▶ Plotting code records
■ ■ ■ ■ ■

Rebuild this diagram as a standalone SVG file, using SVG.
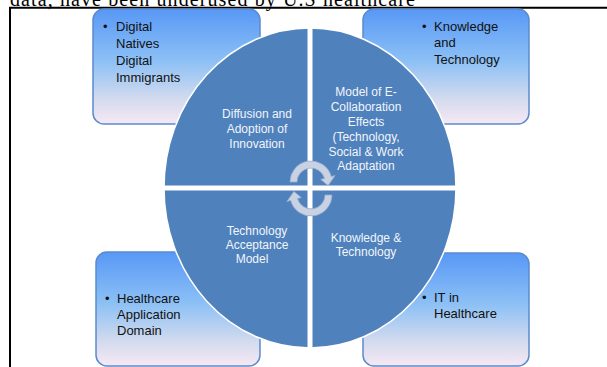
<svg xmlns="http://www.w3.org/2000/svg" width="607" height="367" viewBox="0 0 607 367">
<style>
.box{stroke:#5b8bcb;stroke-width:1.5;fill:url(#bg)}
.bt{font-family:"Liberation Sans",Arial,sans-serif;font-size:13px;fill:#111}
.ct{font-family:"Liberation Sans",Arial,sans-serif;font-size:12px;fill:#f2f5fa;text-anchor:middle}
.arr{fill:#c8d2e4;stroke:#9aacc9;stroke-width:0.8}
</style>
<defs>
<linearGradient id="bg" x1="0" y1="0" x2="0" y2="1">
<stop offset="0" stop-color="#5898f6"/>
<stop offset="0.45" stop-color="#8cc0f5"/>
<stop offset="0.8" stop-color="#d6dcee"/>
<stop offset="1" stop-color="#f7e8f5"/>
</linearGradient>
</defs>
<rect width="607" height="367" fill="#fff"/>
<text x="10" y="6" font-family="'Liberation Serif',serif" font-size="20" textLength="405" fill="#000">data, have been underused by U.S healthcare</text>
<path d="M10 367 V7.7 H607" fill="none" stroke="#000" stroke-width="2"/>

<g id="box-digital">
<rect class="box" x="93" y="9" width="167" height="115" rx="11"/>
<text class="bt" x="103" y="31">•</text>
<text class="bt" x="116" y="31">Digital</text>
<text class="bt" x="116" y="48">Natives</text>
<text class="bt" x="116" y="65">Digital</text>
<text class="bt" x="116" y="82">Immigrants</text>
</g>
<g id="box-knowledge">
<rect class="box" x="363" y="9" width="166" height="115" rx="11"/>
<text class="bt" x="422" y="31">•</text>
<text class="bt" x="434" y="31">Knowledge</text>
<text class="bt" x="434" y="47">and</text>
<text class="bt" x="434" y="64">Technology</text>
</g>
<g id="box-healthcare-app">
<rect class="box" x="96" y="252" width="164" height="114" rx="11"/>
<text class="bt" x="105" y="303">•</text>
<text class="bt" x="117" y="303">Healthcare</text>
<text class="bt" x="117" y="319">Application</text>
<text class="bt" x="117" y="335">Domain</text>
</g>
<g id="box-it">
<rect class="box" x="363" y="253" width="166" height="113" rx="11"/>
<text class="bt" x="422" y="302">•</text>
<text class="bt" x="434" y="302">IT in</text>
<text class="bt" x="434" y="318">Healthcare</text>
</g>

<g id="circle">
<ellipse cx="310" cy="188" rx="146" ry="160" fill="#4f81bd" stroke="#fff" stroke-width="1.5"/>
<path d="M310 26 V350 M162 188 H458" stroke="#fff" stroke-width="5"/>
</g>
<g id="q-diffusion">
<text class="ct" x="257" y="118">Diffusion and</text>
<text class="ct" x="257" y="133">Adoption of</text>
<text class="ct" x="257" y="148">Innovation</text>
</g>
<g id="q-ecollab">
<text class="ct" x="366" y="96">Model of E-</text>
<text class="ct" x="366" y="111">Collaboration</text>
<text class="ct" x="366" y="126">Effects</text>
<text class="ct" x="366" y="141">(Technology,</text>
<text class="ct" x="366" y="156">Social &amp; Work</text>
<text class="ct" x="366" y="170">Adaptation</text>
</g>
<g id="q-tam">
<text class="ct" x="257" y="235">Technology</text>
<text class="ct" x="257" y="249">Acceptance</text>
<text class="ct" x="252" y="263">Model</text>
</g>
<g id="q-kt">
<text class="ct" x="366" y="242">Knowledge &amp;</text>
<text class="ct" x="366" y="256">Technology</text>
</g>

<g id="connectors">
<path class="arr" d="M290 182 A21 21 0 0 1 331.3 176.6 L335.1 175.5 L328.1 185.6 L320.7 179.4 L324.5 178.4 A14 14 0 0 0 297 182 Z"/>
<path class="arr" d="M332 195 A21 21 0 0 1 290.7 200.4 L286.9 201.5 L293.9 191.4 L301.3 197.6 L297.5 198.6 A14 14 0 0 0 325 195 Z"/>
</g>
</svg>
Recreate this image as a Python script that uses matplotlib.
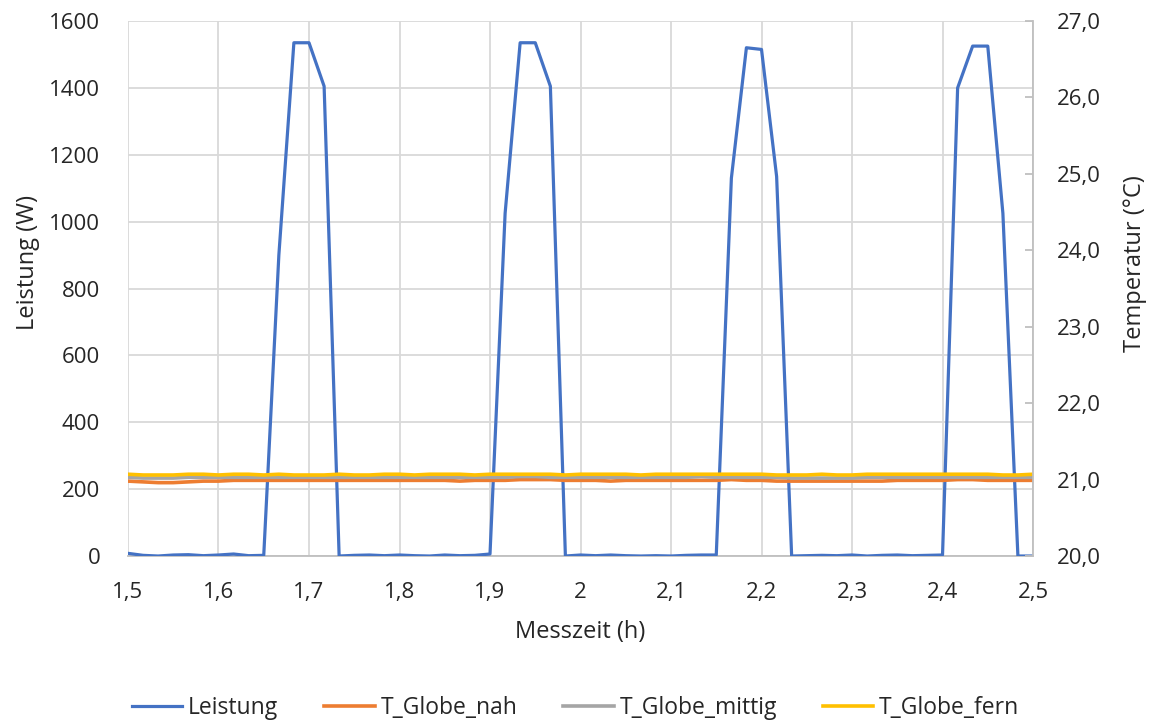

■ ■ ■ ■ ■

▶ Aim
Reproduce the material in its entirety and word for word, without the pictures.

▶ Output for this task
Rebuild this diagram as a standalone SVG file, using SVG.
<svg xmlns="http://www.w3.org/2000/svg" width="607" height="367" viewBox="0 0 607 367">
<style>
.box{stroke:#5b8bcb;stroke-width:1.5;fill:url(#bg)}
.bt{font-family:"Liberation Sans",Arial,sans-serif;font-size:13px;fill:#111}
.ct{font-family:"Liberation Sans",Arial,sans-serif;font-size:12px;fill:#f2f5fa;text-anchor:middle}
.arr{fill:#c8d2e4;stroke:#9aacc9;stroke-width:0.8}
</style>
<defs>
<linearGradient id="bg" x1="0" y1="0" x2="0" y2="1">
<stop offset="0" stop-color="#5898f6"/>
<stop offset="0.45" stop-color="#8cc0f5"/>
<stop offset="0.8" stop-color="#d6dcee"/>
<stop offset="1" stop-color="#f7e8f5"/>
</linearGradient>
</defs>
<rect width="607" height="367" fill="#fff"/>
<text x="10" y="6" font-family="'Liberation Serif',serif" font-size="20" textLength="405" fill="#000">data, have been underused by U.S healthcare</text>
<path d="M10 367 V7.7 H607" fill="none" stroke="#000" stroke-width="2"/>

<g id="box-digital">
<rect class="box" x="93" y="9" width="167" height="115" rx="11"/>
<text class="bt" x="103" y="31">•</text>
<text class="bt" x="116" y="31">Digital</text>
<text class="bt" x="116" y="48">Natives</text>
<text class="bt" x="116" y="65">Digital</text>
<text class="bt" x="116" y="82">Immigrants</text>
</g>
<g id="box-knowledge">
<rect class="box" x="363" y="9" width="166" height="115" rx="11"/>
<text class="bt" x="422" y="31">•</text>
<text class="bt" x="434" y="31">Knowledge</text>
<text class="bt" x="434" y="47">and</text>
<text class="bt" x="434" y="64">Technology</text>
</g>
<g id="box-healthcare-app">
<rect class="box" x="96" y="252" width="164" height="114" rx="11"/>
<text class="bt" x="105" y="303">•</text>
<text class="bt" x="117" y="303">Healthcare</text>
<text class="bt" x="117" y="319">Application</text>
<text class="bt" x="117" y="335">Domain</text>
</g>
<g id="box-it">
<rect class="box" x="363" y="253" width="166" height="113" rx="11"/>
<text class="bt" x="422" y="302">•</text>
<text class="bt" x="434" y="302">IT in</text>
<text class="bt" x="434" y="318">Healthcare</text>
</g>

<g id="circle">
<ellipse cx="310" cy="188" rx="146" ry="160" fill="#4f81bd" stroke="#fff" stroke-width="1.5"/>
<path d="M310 26 V350 M162 188 H458" stroke="#fff" stroke-width="5"/>
</g>
<g id="q-diffusion">
<text class="ct" x="257" y="118">Diffusion and</text>
<text class="ct" x="257" y="133">Adoption of</text>
<text class="ct" x="257" y="148">Innovation</text>
</g>
<g id="q-ecollab">
<text class="ct" x="366" y="96">Model of E-</text>
<text class="ct" x="366" y="111">Collaboration</text>
<text class="ct" x="366" y="126">Effects</text>
<text class="ct" x="366" y="141">(Technology,</text>
<text class="ct" x="366" y="156">Social &amp; Work</text>
<text class="ct" x="366" y="170">Adaptation</text>
</g>
<g id="q-tam">
<text class="ct" x="257" y="235">Technology</text>
<text class="ct" x="257" y="249">Acceptance</text>
<text class="ct" x="252" y="263">Model</text>
</g>
<g id="q-kt">
<text class="ct" x="366" y="242">Knowledge &amp;</text>
<text class="ct" x="366" y="256">Technology</text>
</g>

<g id="connectors">
<path class="arr" d="M290 182 A21 21 0 0 1 331.3 176.6 L335.1 175.5 L328.1 185.6 L320.7 179.4 L324.5 178.4 A14 14 0 0 0 297 182 Z"/>
<path class="arr" d="M332 195 A21 21 0 0 1 290.7 200.4 L286.9 201.5 L293.9 191.4 L301.3 197.6 L297.5 198.6 A14 14 0 0 0 325 195 Z"/>
</g>
</svg>
Recreate this image as a Python script that uses matplotlib.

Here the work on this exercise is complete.